Exploring the order parameter symmetry of p-wave Fermi condensates

TL;DR

This paper investigates how the anisotropic expansion of p-wave Fermi superfluids during time-of-flight experiments reveals the symmetry of their order parameter, providing a method to probe superfluid pairing states.

Contribution

It demonstrates that p-wave superfluids exhibit anisotropic expansion patterns sensitive to interaction parameters and magnetic fields, unlike s-wave or Bose condensates, enabling symmetry characterization.

Findings

P-wave superfluids expand anisotropically even in isotropic traps.

Expansion anisotropy depends on interaction strength and magnetic field orientation.
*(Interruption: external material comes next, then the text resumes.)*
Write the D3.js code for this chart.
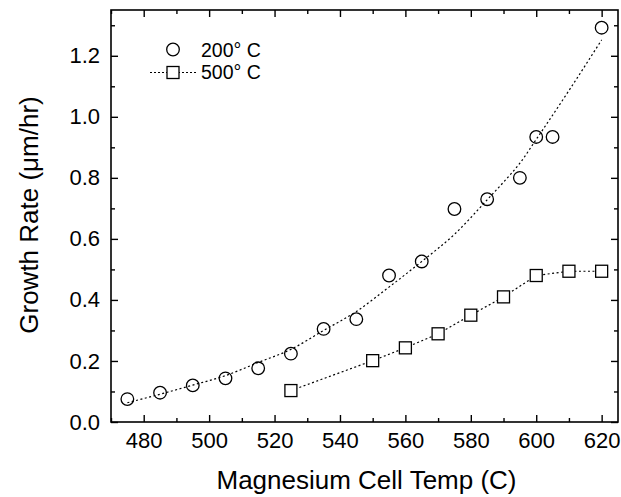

Aspect ratio inversion occurs during expansion, indicating underlying anisotropic interactions.

Abstract

We discuss the time-of-flight expansion of dilute p-wave Fermi condensates on the BEC side of Feshbach resonances, as a way to extract information about the order parameter symmetry for superfluidity. We show that the cloud profile is in general sensitive to the interaction strength between fermions, the magnitude and direction of external magnetic fields, and to the angular momentum projection of the order parameter. In particular, due to the anisotropic nature of p-wave interactions we show that the time-of-flight expansion of a p-wave superfluid is anisotropic even if the superfluid is confined to a completely isotropic trap, unlike the case of Bose or s-wave Fermi condensates, which under the same circumstances expand isotropically. Furthermore, we demonstrate that expanding p-wave superfluids released from axially symmetric traps experience anisotropy inversions, where the aspect ratio between the axial and radial directions change during expansion, while the axial symmetry can also be lost reflecting the spatial anisotropy of the underlying interaction.